A lone rider about 100' north of Mexico at the base of Bunker Hill in Border Field State Park. Border Patrol keeping an eye on her from the mesa.

One such incident was in Smugglers Gulch — where the couple was preparing to switch places. The other was above the gulch, on top of Spooners Mesa. Smugglers Gulch is the defoliated canyon right on the border (just north of Mexico’s Hwy 1- Libre from Tijuana to Playas), about 1.5 miles east of the ocean. "Smugglers are going to try anything and everything to get people across for money," Hamill said. "It's a method we've seen before, like most other methods. Which ones they're trying is cyclical."

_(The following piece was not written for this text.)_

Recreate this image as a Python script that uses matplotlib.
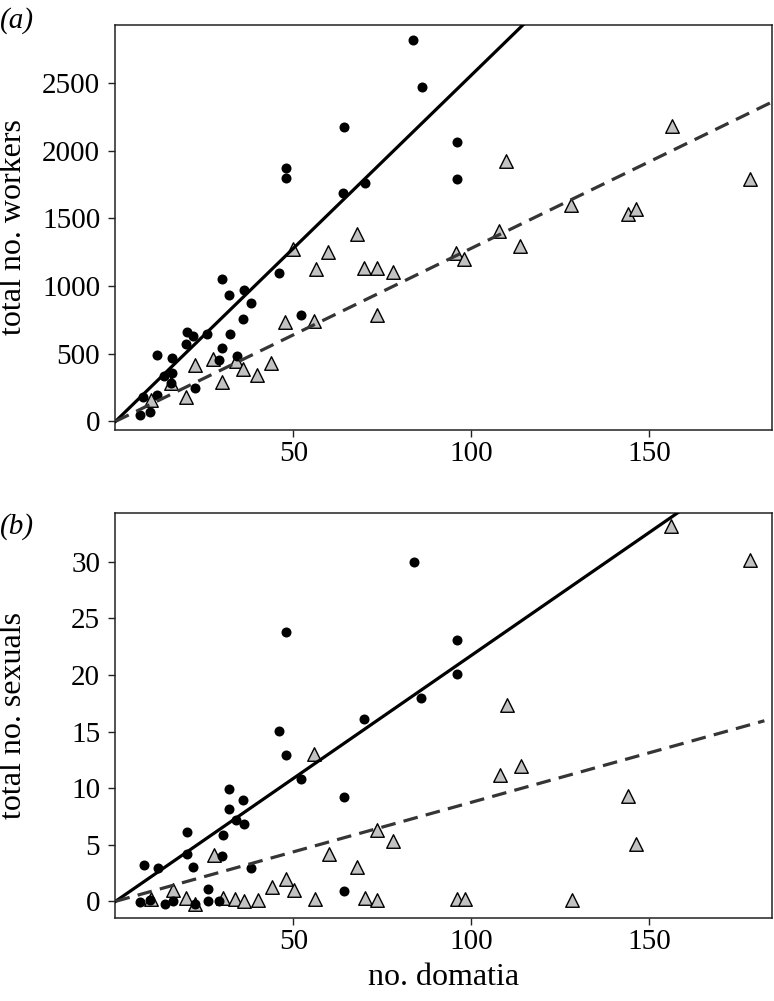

As a courtesy, the Border Patrol notified local equestrians that they may fall under heightened scrutiny, Hamill confirmed.

Vickie Strauss, president of the Tijuana River Valley Equestrian Association posted messages to the valley's members, giving them a heads-up that they may come under increased scrutiny when they ride near the border.

"Most of our people wouldn't have known about this and would wonder why we're being approached," she said. "It's really helpful that they told us so we can get the word out."

It isn't the first time that human smugglers have tried using horses, Hamill said. But it has been a while — horses are hard to come by, and you wouldn't risk having your own horses seized, Strauss said.

Human smugglers collect at least $4,000 and up to $6,000 for each person they successfully smuggle across by land. "Greed drives them and they just keep trying," he said.